Meryl Streep: Foi animador. A Invenção de Hugo Cabret, de Scorsese, custou US$ 170 milhões. Se tivéssemos dez vezes o nosso orçamento, teríamos muito mais tempo para fazer o filme. Mas acho incrível o que a diretora (Phyllida Lloyd) conseguiu com tão pouco. Não há luxo aqui, só a necessidade da história que queremos contar.
'Estado': Você acaba de ser indicada para o Oscar de atriz e será homenageada no Festival de Berlim.
Meryl Streep: Agradeço a atenção e estou orgulhosa deste filme e, claro, quero que ele seja visto.

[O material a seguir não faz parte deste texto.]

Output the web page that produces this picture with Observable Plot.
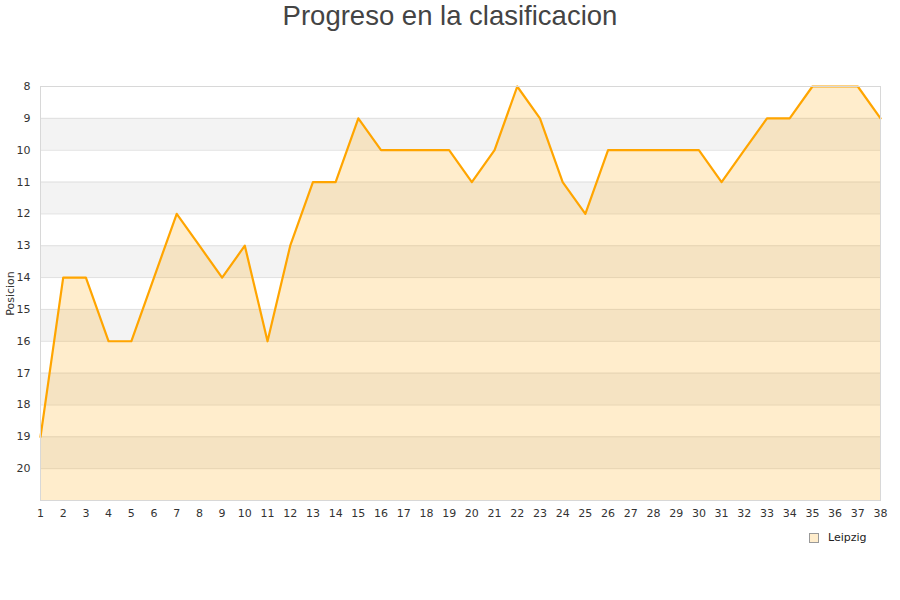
<!DOCTYPE html>
<html>
<head>
<meta charset="utf-8">
<script src="https://cdn.jsdelivr.net/npm/d3@7"></script>
<script src="https://cdn.jsdelivr.net/npm/@observablehq/plot@0.6"></script>
<style>
  html, body { margin: 0; padding: 0; background: #fff; }
  #wrap { position: relative; width: 900px; height: 600px; }
  #title { height: 40px; line-height: 31px; text-align: center; font-family: "Liberation Sans", Arial, sans-serif; font-size: 27.5px; color: #444; }
  #legend { position: absolute; left: 809px; top: 531px; font-family: "DejaVu Sans", sans-serif; font-size: 11px; color: #222; display: flex; align-items: center; }
  #legend .sw { width: 8px; height: 8px; background: #ffedcc; border: 1px solid #999; margin-right: 9px; }
</style>
</head>
<body>
<div id="wrap">
  <div id="title">Progreso en la clasificacion</div>
  <div id="chart"></div>
  <div id="legend"><span class="sw"></span><span>Leipzig</span></div>
</div>
<script>
const team = "Leipzig";
const jornadas = [1,2,3,4,5,6,7,8,9,10,11,12,13,14,15,16,17,18,19,20,21,22,23,24,25,26,27,28,29,30,31,32,33,34,35,36,37,38];
const posiciones = [19,14,14,16,16,14,12,13,14,13,16,13,11,11,9,10,10,10,10,11,10,8,9,11,12,10,10,10,10,10,11,10,9,9,8,8,8,9];
const yTicks = [8,9,10,11,12,13,14,15,16,17,18,19,20];
const yDomain = [8, 21];
const bandStarts = [9,11,13,15,17,19];
const gridLines = [8,9,10,11,12,13,14,15,16,17,18,19,20,21];

const data = jornadas.map((j, i) => ({jornada: j, pos: posiciones[i]}));
const xMin = d3.min(jornadas), xMax = d3.max(jornadas);

const chart = Plot.plot({
  width: 900,
  height: 560,
  marginTop: 46,
  marginBottom: 100,
  marginLeft: 40,
  marginRight: 20,
  style: {fontFamily: "DejaVu Sans, sans-serif", fontSize: "11px", color: "#333", background: "transparent"},
  x: {domain: [xMin, xMax], ticks: jornadas, tickSize: 0, tickPadding: 9, tickFormat: d => String(d), label: null},
  y: {domain: yDomain, reverse: true, ticks: yTicks, tickSize: 0, tickPadding: 10, tickFormat: d => String(d), label: "Posicion", labelAnchor: "center", labelArrow: "none", labelOffset: 34},
  marks: [
    Plot.rect(bandStarts, {x1: () => xMin, x2: () => xMax, y1: d => d, y2: d => d + 1, fill: "#f3f3f3"}),
    Plot.ruleY(gridLines, {stroke: "#e0e0e0", strokeWidth: 1}),
    Plot.areaY(data, {x: "jornada", y1: () => yDomain[1], y2: "pos", fill: "#ffa500", fillOpacity: 0.2}),
    Plot.line(data, {x: "jornada", y: "pos", stroke: "#ffa500", strokeWidth: 2.2}),
    Plot.frame({stroke: "#d8d8d8"})
  ]
});
document.getElementById("chart").appendChild(chart);
</script>
</body>
</html>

'Estado': Você assiste aos seus filmes com frequência?
Meryl Streep: Não, não. Mas quando estou zapeando, às vezes não acredito e falo: "Aquela sou eu?". E me pergunto por que a personagem não fez isso ou aquilo.
'Estado': Como vai o seu projeto do Museu da História da Mulher em Washington?
Meryl Streep: Estamos trabalhando duro para conseguir permissão do Congresso. No momento, eles estão dando atenção às eleições, mas vai acontecer. A ideia é tão animadora – será o primeiro no mundo!